> [Supplied information]
________________________________________

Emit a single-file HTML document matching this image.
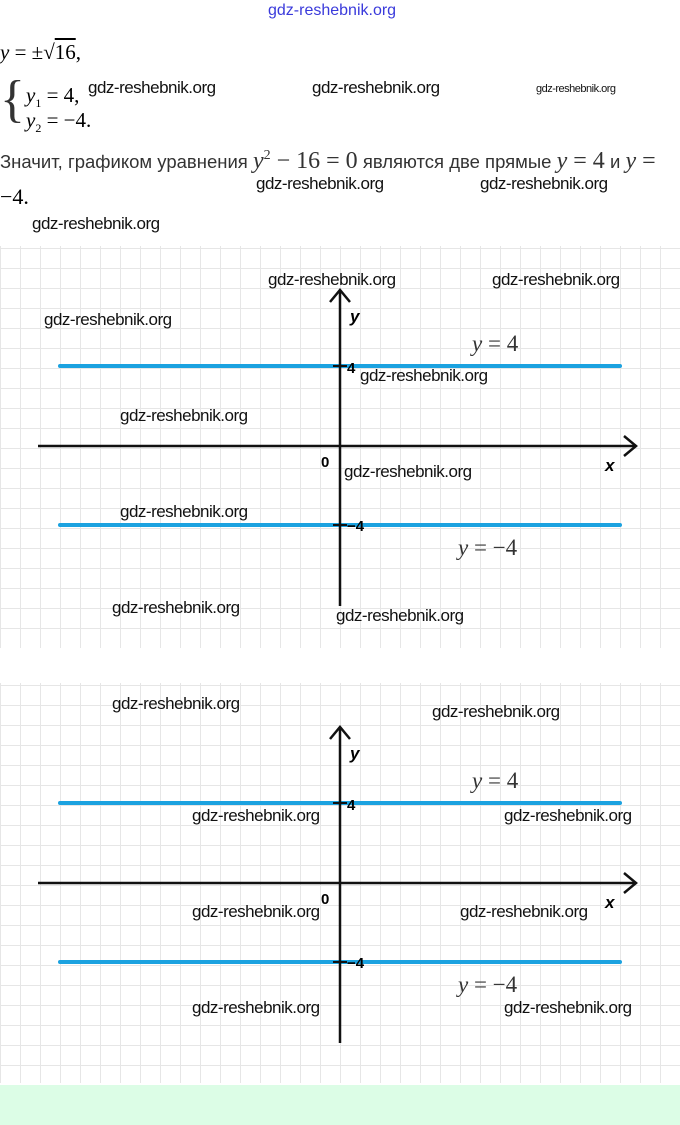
<!DOCTYPE html>
<html><head><meta charset="utf-8"><style>
body{margin:0;width:680px;height:1125px;background:#fff;position:relative;overflow:hidden;font-family:"Liberation Sans",sans-serif}
.t{position:absolute;white-space:nowrap}
.w{position:absolute;font-family:"Liberation Sans",sans-serif;font-size:17px;color:#111;white-space:nowrap;letter-spacing:-0.5px}
.grid{position:absolute;left:0;width:680px;background-image:linear-gradient(#e6e6e6 1px,transparent 1px),linear-gradient(90deg,#e6e6e6 1px,transparent 1px);background-size:20px 20px;background-position:0 2px,0 0}
</style></head><body>
<div class="t" style="left:268px;top:2px;font-size:16px;color:#3a3adb">gdz-reshebnik.org</div>
<div class="t" style="left:0;top:40px;font-size:21px;font-family:'Liberation Serif',serif"><i>y</i> = ±√<span style="text-decoration:overline">16</span>,</div>
<div class="t" style="left:0;top:74px;font-size:52px;font-family:'Liberation Serif',serif;color:#333;line-height:52px">{</div>
<div class="t" style="left:26px;top:83px;font-size:21px;font-family:'Liberation Serif',serif"><i>y</i><sub style="font-size:12px">1</sub> = 4,</div>
<div class="t" style="left:26px;top:108px;font-size:21px;font-family:'Liberation Serif',serif"><i>y</i><sub style="font-size:12px">2</sub> = −4.</div>
<div class="t" style="left:0;top:148px;font-size:18.5px;color:#333;font-family:'Liberation Sans','Noto Sans CJK SC',sans-serif">Значит, графиком уравнения <span style="font-family:'Liberation Serif',serif;font-size:24px"><i>y</i><sup style="font-size:14px">2</sup> − 16 = 0</span> являются две прямые <span style="font-family:'Liberation Serif',serif;font-size:24px"><i>y</i> = 4</span> и <span style="font-family:'Liberation Serif',serif;font-size:24px"><i>y</i> =</span></div>
<div class="t" style="left:0;top:184px;font-size:22px;font-family:'Liberation Serif',serif">−4.</div>
<div class="w" style="left:88px;top:78px">gdz-reshebnik.org</div>
<div class="w" style="left:312px;top:78px">gdz-reshebnik.org</div>
<div class="w" style="left:536px;top:83px;font-size:11px">gdz-reshebnik.org</div>
<div class="w" style="left:256px;top:174px">gdz-reshebnik.org</div>
<div class="w" style="left:480px;top:174px">gdz-reshebnik.org</div>
<div class="w" style="left:32px;top:214px">gdz-reshebnik.org</div>

<div class="grid" style="top:246px;height:402px"></div>
<div class="grid" style="top:683px;height:400px"></div>
<div style="position:absolute;left:0;top:1085px;width:680px;height:40px;background:#dcfde6"></div>

<svg width="680" height="1125" style="position:absolute;left:0;top:0">
<g id="g1" font-family="Liberation Sans,sans-serif">
<line x1="60" y1="366" x2="620" y2="366" stroke="#1ba2e0" stroke-width="4" stroke-linecap="round"/>
<line x1="60" y1="525" x2="620" y2="525" stroke="#1ba2e0" stroke-width="4" stroke-linecap="round"/>
<line x1="38" y1="446" x2="636" y2="446" stroke="#111" stroke-width="2.5"/>
<polyline points="624,436 636,446 624,456" fill="none" stroke="#111" stroke-width="2.5"/>
<line x1="340" y1="292" x2="340" y2="606" stroke="#111" stroke-width="2.5"/>
<polyline points="330,302 340,290 350,302" fill="none" stroke="#111" stroke-width="2.5"/>
<line x1="333" y1="366" x2="347" y2="366" stroke="#111" stroke-width="2"/>
<line x1="333" y1="525" x2="347" y2="525" stroke="#111" stroke-width="2"/>
<text x="347" y="373" font-size="15" font-weight="bold">4</text>
<text x="347" y="531" font-size="15" font-weight="bold">−4</text>
<text x="321" y="467" font-size="15" font-weight="bold">0</text>
<text x="605" y="471" font-size="17" font-weight="bold" font-style="italic">x</text>
<text x="350" y="322" font-size="17" font-weight="bold" font-style="italic">y</text>
<text x="472" y="351" font-size="23" font-family="Liberation Serif,serif" fill="#333"><tspan font-style="italic">y</tspan> = 4</text>
<text x="458" y="555" font-size="23" font-family="Liberation Serif,serif" fill="#333"><tspan font-style="italic">y</tspan> = −4</text>
</g>
<use href="#g1" y="437"/>
</svg>

<div class="w" style="left:268px;top:270px">gdz-reshebnik.org</div>
<div class="w" style="left:492px;top:270px">gdz-reshebnik.org</div>
<div class="w" style="left:44px;top:310px">gdz-reshebnik.org</div>
<div class="w" style="left:360px;top:366px">gdz-reshebnik.org</div>
<div class="w" style="left:120px;top:406px">gdz-reshebnik.org</div>
<div class="w" style="left:344px;top:462px">gdz-reshebnik.org</div>
<div class="w" style="left:120px;top:502px">gdz-reshebnik.org</div>
<div class="w" style="left:112px;top:598px">gdz-reshebnik.org</div>
<div class="w" style="left:336px;top:606px">gdz-reshebnik.org</div>
<div class="w" style="left:112px;top:694px">gdz-reshebnik.org</div>
<div class="w" style="left:432px;top:702px">gdz-reshebnik.org</div>
<div class="w" style="left:192px;top:806px">gdz-reshebnik.org</div>
<div class="w" style="left:504px;top:806px">gdz-reshebnik.org</div>
<div class="w" style="left:192px;top:902px">gdz-reshebnik.org</div>
<div class="w" style="left:460px;top:902px">gdz-reshebnik.org</div>
<div class="w" style="left:192px;top:998px">gdz-reshebnik.org</div>
<div class="w" style="left:504px;top:998px">gdz-reshebnik.org</div>
</body></html>
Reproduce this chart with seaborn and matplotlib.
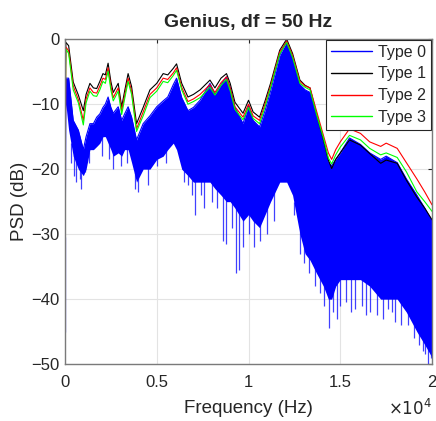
import numpy as np
import pandas as pd
import matplotlib
matplotlib.use("Agg")
import matplotlib.pyplot as plt
import seaborn as sns

# frequency grid (kHz)
freq_khz = [0, 0.05, 0.2, 0.45, 0.73, 1.0, 1.15, 1.36, 1.55, 1.73, 1.9, 2.07, 2.2, 2.35, 2.5,
            2.63, 2.9, 3.09, 3.25, 3.44, 3.63, 3.9, 4.26, 4.63, 5.0, 5.35, 5.6, 5.9, 6.08, 6.36,
            6.7, 7.0, 7.36, 7.9, 8.17, 8.5, 8.8, 9.0, 9.26, 9.7, 10.0, 10.25, 10.6, 10.9, 11.2,
            11.7, 12.08, 12.4, 12.8, 13.08, 13.35, 13.7, 14.08, 14.35, 14.53, 14.75, 15.0, 15.5,
            16.1, 16.6, 17.2, 17.5, 18.1, 18.6, 19.17, 19.6, 20.0]

type1 = [-8, -0.5, -1, -6.6, -8.6, -11, -8.5, -6.8, -7.5, -7.6, -6.5, -5.3, -5.5, -3.7, -6.5,
         -8.2, -6.8, -10.4, -8, -5.3, -7.3, -13, -10.5, -7.8, -6.8, -5.3, -5.5, -4.5, -3.8, -6.8,
         -8.9, -8.5, -7.8, -6.3, -7.5, -6, -5.3, -6.8, -9.7, -11.4, -9.4, -11.2, -12, -9.5, -6.8,
         -1.7, 0, -2.2, -6.3, -7.1, -7.5, -11.4, -15.5, -18.6, -19.9, -18.5, -17.5, -15.5,
         -16.3, -17.6, -19.1, -18.6, -19.1, -21.7, -24.3, -26, -27.8]

type2 = [-28, -1.2, -1.8, -7.2, -9.3, -12.5, -9.2, -7.5, -8.2, -8.3, -7.2, -6, -6.2, -4.4, -7.2,
         -9, -7.5, -11, -8.7, -6, -8, -13.8, -11.2, -8.5, -7.5, -6, -6.2, -5.2, -4.4, -7.4,
         -9.6, -9.2, -8.5, -7, -8.2, -6.7, -5.8, -7.5, -10.4, -12, -10, -11.8, -12.5, -10,
         -7.2, -2, -0.3, -2.5, -6.5, -7.2, -7.5, -11, -14.8, -17.5, -18.5, -17, -15.8, -13.8,
         -14.5, -15.8, -16.5, -16, -16.8, -19, -21.5, -23.5, -25.5]

type3 = [-16, -1.5, -2.2, -7.8, -9.8, -13.2, -9.8, -8, -8.7, -8.8, -7.8, -6.5, -6.8, -4.9, -7.8,
         -9.5, -8, -11.6, -9.2, -6.5, -8.5, -14.2, -11.8, -9, -8, -6.5, -6.7, -5.6, -4.8, -7.8,
         -10, -9.6, -9, -7.4, -8.6, -7.1, -6.2, -7.9, -10.8, -12.4, -10.5, -12.2, -13, -10.4,
         -7.5, -2.3, -0.5, -2.8, -6.8, -7.4, -7.8, -11.5, -15.2, -18.3, -19.2, -17.8, -16.6,
         -14.8, -15.5, -16.8, -17.8, -17.5, -18.2, -20.4, -23.5, -25, -26.5]

# Type 0: upper edge and bottom of the solid band
type0_top = [-6, -6, -6, -12.5, -14, -17, -15, -13, -13, -12, -11.5, -10.5, -10, -8.9, -10.5,
             -11.4, -10.4, -12.5, -11.5, -10.4, -12, -15.5, -13, -11.8, -10.4, -9.5, -8.9, -7,
             -6, -9, -11, -10.5, -9.4, -6.8, -8.5, -7, -5.8, -7.5, -10.5, -13, -10.2, -12.5,
             -13.5, -11, -8, -2.5, -0.3, -2.8, -7, -7.8, -8.2, -12, -16, -19, -19.5, -18.5,
             -17.5, -15.2, -16.2, -17.5, -18.5, -18, -19, -21.5, -24, -26, -28]

type0_bottom = [-45, -10, -14, -18, -20, -21, -20, -17, -17, -16.5, -16, -15, -15, -16, -17,
                -18, -17.5, -18, -17, -17, -19, -22, -20, -20, -18.5, -18, -17, -16, -17, -20,
                -21, -22, -22, -22, -23, -24, -25, -25, -26, -28, -27, -28, -29, -27, -25,
                -22, -22, -24, -30, -33, -34, -36, -38, -40, -40, -38, -37, -37, -37, -38,
                -40, -40, -40, -42, -45, -47, -49]

# downward spikes of Type 0 (kHz, dB)
spike_khz = [0.02, 0.35, 0.5, 0.6, 0.8, 0.9, 1.1, 1.3, 2.0, 2.4, 2.6, 3.05, 3.4, 3.8, 4.0, 4.5,
             5.0, 5.5, 6.5, 6.7, 6.9, 7.1, 7.4, 7.6, 8.0, 8.3, 8.6, 8.8, 9.1, 9.3, 9.5, 9.7,
             10.0, 10.3, 10.6, 11.0, 11.4, 12.5, 12.8, 13.0, 13.3, 13.6, 13.9, 14.1, 14.4,
             14.6, 14.8, 15.0, 15.3, 15.6, 15.8, 16.2, 16.4, 16.6, 17.0, 17.3, 17.6, 17.8,
             18.0, 18.3, 18.7, 19.0, 19.3, 19.5, 19.6, 19.8, 19.95]
spike_db = [-45, -19, -21, -22, -21.5, -23, -20.5, -19, -18, -18.5, -20, -19.5, -19, -23,
            -23.5, -22.5, -19.5, -19, -22, -22.5, -24, -27, -24, -26, -25, -26, -31, -31.5,
            -29, -36, -35.5, -32, -30, -32, -31, -30, -28, -27, -33, -34.5, -36, -38, -39,
            -41, -44.5, -42, -43, -41, -40.5, -42, -41.5, -41, -42.5, -42, -42.5, -43, -41.5,
            -42, -43.5, -44, -44, -46, -47, -48, -48.5, -50, -49]

type_names = ["Type 0", "Type 1", "Type 2", "Type 3"]
type_colors = ["#0000ff", "#000000", "#ff0000", "#00ff00"]
x_ticks = [0, 5000, 10000, 15000, 20000]
x_tick_labels = ["0", "0.5", "1", "1.5", "2"]
y_ticks = [0, -10, -20, -30, -40, -50]

freq_hz = np.array(freq_khz) * 1000
frames = []
for name, vals in zip(type_names, [type0_top, type1, type2, type3]):
    frames.append(pd.DataFrame({"freq": freq_hz, "psd": vals, "type": name}))
df = pd.concat(frames, ignore_index=True)

sns.set_style("white")
plt.rcParams["font.family"] = ["Liberation Sans", "DejaVu Sans"]

fig = plt.figure(figsize=(4.36, 4.21), dpi=100)
ax = fig.add_axes([0.149, 0.135, 0.842, 0.772])

# solid band + spikes for Type 0
ax.fill_between(freq_hz, type0_bottom, type0_top, color="#0000ff", lw=0, zorder=1)
spike_hz = np.array(spike_khz) * 1000
ax.vlines(spike_hz, spike_db, np.interp(spike_hz, freq_hz, type0_bottom) + 0.5,
          color="#0000ff", lw=0.9, alpha=0.75, zorder=1)

sns.lineplot(data=df, x="freq", y="psd", hue="type", hue_order=type_names,
             palette=dict(zip(type_names, type_colors)), lw=0.8, sort=False,
             estimator=None, ax=ax)

ax.set_xlim(0, 20000)
ax.set_ylim(-50, 0)
ax.set_xticks(x_ticks)
ax.set_xticklabels(x_tick_labels)
ax.set_yticks(y_ticks)
ax.grid(True, color="#e3e3e3", lw=0.8)
ax.set_axisbelow(True)
ax.tick_params(direction="in", length=3, labelsize=12, colors="#262626",
               top=True, right=True)
ax.tick_params(axis="x", pad=8)
ax.tick_params(axis="y", pad=4)
for sp in ax.spines.values():
    sp.set_color("#7a7a7a")
    sp.set_linewidth(1.0)

ax.set_xlabel("Frequency (Hz)", fontsize=13.5, color="#262626", labelpad=7)
ax.set_ylabel("PSD (dB)", fontsize=13.5, color="#262626", labelpad=2)
ax.set_title("Genius, df = 50 Hz", fontsize=14, fontweight="bold", pad=9)
ax.text(1.0, -0.103, r"$\times10^{4}$", transform=ax.transAxes, ha="right", va="top",
        fontsize=12, color="#262626")

handles, labels = ax.get_legend_handles_labels()
leg = ax.legend(handles, labels, loc="upper right", fontsize=11.5, frameon=True,
                fancybox=False, edgecolor="#262626", framealpha=1, handlelength=2.6,
                borderaxespad=0.05, labelspacing=0.42, borderpad=0.3, handletextpad=0.4)
leg.get_frame().set_linewidth(0.8)
for line in leg.get_lines():
    line.set_linewidth(1.0)

fig.savefig("out.png", dpi=100)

________________________________________

> [What to do]
Collect every line above that contains the word "seaborn".

> [Task solution]
Reproduce this chart with seaborn and matplotlib.
import seaborn as sns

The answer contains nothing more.